Britain and France have agreed to push forward their controversial Channel crossing scheme by several more months, with the arrangement now set to run until October 1 rather than ending as planned on June 11.
The deal, which The Guardian first reported, was originally struck last July when Prime Minister Keir Starmer and French President Emmanuel Macron described it as a landmark agreement. Under the arrangement, one asylum seeker who reaches Britain by small boat is sent back to France in exchange for one person already in France being brought to the UK through legal routes.
Since the scheme launched, 605 people have been returned to France and 581 have entered the UK through the legal pathway, according to Home Office figures. Channel crossings this year are down roughly a third compared with the same period last year, though officials accept that unusually windy weather has played a part in keeping boats off the water.
The extension comes despite the deal failing to halt small boat crossings altogether. Smuggling networks have shifted tactics, launching more boats from Belgium and moving towards lorry-based journeys at higher prices to avoid French beach patrols.
Asylum seekers who have lived through the scheme described the extension as deeply troubling. One person who was returned to France told The Guardian the decision would not achieve its stated goal.
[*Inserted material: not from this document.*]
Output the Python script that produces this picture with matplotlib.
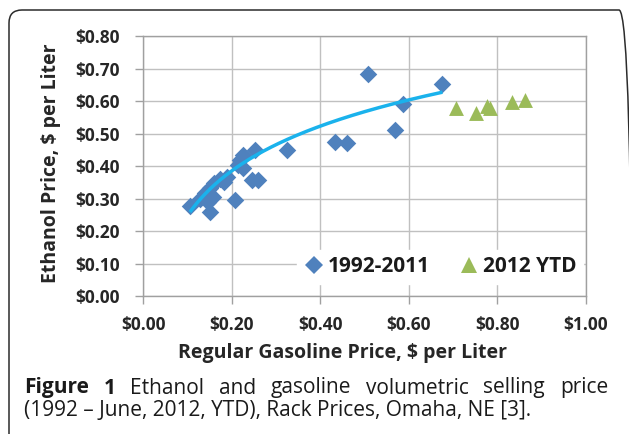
import numpy as np
import matplotlib
matplotlib.use("Agg")
import matplotlib.pyplot as plt
from matplotlib.patches import FancyBboxPatch
from matplotlib.lines import Line2D
from matplotlib.transforms import IdentityTransform

# ---- data ----
gas_9211 = [0.106, 0.129, 0.140, 0.147, 0.152, 0.151, 0.159, 0.160, 0.174, 0.183,
            0.190, 0.208, 0.215, 0.219, 0.226, 0.226, 0.253, 0.245, 0.260, 0.324,
            0.434, 0.461, 0.509, 0.569, 0.586, 0.676]
eth_9211 = [0.276, 0.300, 0.316, 0.290, 0.259, 0.331, 0.306, 0.347, 0.360, 0.350,
            0.366, 0.294, 0.403, 0.418, 0.394, 0.434, 0.450, 0.357, 0.357, 0.448,
            0.474, 0.472, 0.682, 0.511, 0.590, 0.651]
gas_2012 = [0.706, 0.752, 0.777, 0.784, 0.834, 0.862]
eth_2012 = [0.580, 0.563, 0.585, 0.580, 0.598, 0.602]
# logarithmic trendline (as drawn in the source): y = A + B * ln(x)
trend_a = 0.705
trend_b = 0.199
x_ticks = [0.0, 0.2, 0.4, 0.6, 0.8, 1.0]
y_ticks = [0.0, 0.1, 0.2, 0.3, 0.4, 0.5, 0.6, 0.7, 0.8]
labels = ["1992-2011", "2012 YTD"]

W, H = 629, 434
fig = plt.figure(figsize=(W / 100, H / 100), dpi=100)
fig.patch.set_facecolor("white")

ax = fig.add_axes([143 / W, 1 - 296 / H, (586 - 143) / W, (296 - 36) / H])
FONT = "Open Sans"
TXT = "#262626"
blue = "#4f81bd"
green = "#9bbb59"
trend_c = "#1ab2ec"

ax.scatter(gas_9211, eth_9211, marker="D", s=80, color=blue, zorder=3, linewidths=0)
ax.scatter(gas_2012, eth_2012, marker="^", s=115, color=green, zorder=3, linewidths=0)

gx = np.array(gas_9211)
xt = np.linspace(gx.min(), gx.max(), 200)
ax.plot(xt, trend_a + trend_b * np.log(xt), color=trend_c, lw=2.5, zorder=4,
        solid_capstyle="butt")

ax.set_xlim(0, 1.0)
ax.set_ylim(0, 0.8)
ax.set_xticks(x_ticks)
ax.set_yticks(y_ticks)
ax.set_xticklabels([f"${v:.2f}" for v in x_ticks])
ax.set_yticklabels([f"${v:.2f}" for v in y_ticks])
ax.grid(True, color="#c0c0c0", lw=1.0, zorder=0)
ax.set_axisbelow(True)
for s in ax.spines.values():
    s.set_color("#a0a0a0")
    s.set_linewidth(1.0)
ax.tick_params(direction="out", length=5.5, width=1.0, color="#a0a0a0")
ax.tick_params(axis="y", pad=11)
ax.tick_params(axis="x", pad=9)
for lab in ax.get_xticklabels() + ax.get_yticklabels():
    lab.set_fontfamily(FONT)
    lab.set_fontweight("bold")
    lab.set_fontsize(12.5)
    lab.set_color(TXT)

ax.set_xlabel("Regular Gasoline Price, $ per Liter", fontfamily=FONT, fontweight="bold",
              fontsize=14, color=TXT)
ax.set_ylabel("Ethanol Price, $ per Liter", fontfamily=FONT, fontweight="bold",
              fontsize=14, color=TXT)
ax.xaxis.set_label_coords((343 - 143) / 443, (296 - 343) / 260)
ax.yaxis.set_label_coords((61 - 143) / 443, (296 - 163) / 260)

handles = [Line2D([], [], marker="D", ls="none", color=blue, markersize=9, markeredgewidth=0),
           Line2D([], [], marker="^", ls="none", color=green, markersize=11, markeredgewidth=0)]
leg = ax.legend(handles, labels, ncol=2, loc="center", bbox_to_anchor=((440 - 143) / 443, (296 - 267) / 260),
                frameon=True, facecolor="white", edgecolor="white", framealpha=1,
                prop={"family": FONT, "weight": "bold", "size": 15},
                handletextpad=0.15, columnspacing=1.4, handlelength=1.0,
                borderpad=0.3, fancybox=False)
leg.set_zorder(5)
for t in leg.get_texts():
    t.set_color("#1a1a1a")

# outer rounded border
border = FancyBboxPatch((9, -40), 632 - 9, (H - 10) + 40, boxstyle="round,pad=0,rounding_size=13",
                        transform=IdentityTransform(), facecolor="none", edgecolor="#2b2b2b",
                        lw=1.1, clip_on=False)
fig.patches.append(border)

# caption (line 1 justified)
fig.canvas.draw()
r = fig.canvas.get_renderer()
line1 = [("Figure", "bold"), ("1", "bold"), ("Ethanol", "normal"), ("and", "normal"),
         ("gasoline", "normal"), ("volumetric", "normal"), ("selling", "normal"), ("price", "normal")]
cap_fs = 15
x0, x1 = 24, 608
y1 = H - 388
objs = []
widths = []
for w, wt in line1:
    t = fig.text(0, 0, w, fontfamily=FONT, fontweight=wt, fontsize=cap_fs, color="#1a1a1a",
                 transform=IdentityTransform(), va="center", ha="left")
    widths.append(t.get_window_extent(r).width)
    objs.append(t)
gap = (x1 - x0 - sum(widths)) / (len(objs) - 1)
xx = x0
for t, wd in zip(objs, widths):
    t.set_position((xx, y1))
    xx += wd + gap
fig.text(x0, H - 411, "(1992 \u2013 June, 2012, YTD), Rack Prices, Omaha, NE [3].",
         fontfamily=FONT, fontsize=cap_fs, color="#1a1a1a", transform=IdentityTransform(),
         va="center", ha="left")

fig.savefig("out.png", dpi=100)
Another man who was detained under the scheme before being released to have his claim heard in the UK said people sent back to France were disappearing without trace, particularly those previously fingerprinted in Bulgaria who feared being transferred there.
Griff Ferris, a spokesperson for the Joint Council for the Welfare of Immigrants, called the arrangement state-sanctioned human trafficking and urged the government and airlines involved to stop the deportations.
A Home Office spokesperson said the government had removed more than 600 people under the agreement, adding that nearly 60,000 removals had taken place since July 2024, which is 31 per cent higher than the 19 months before that.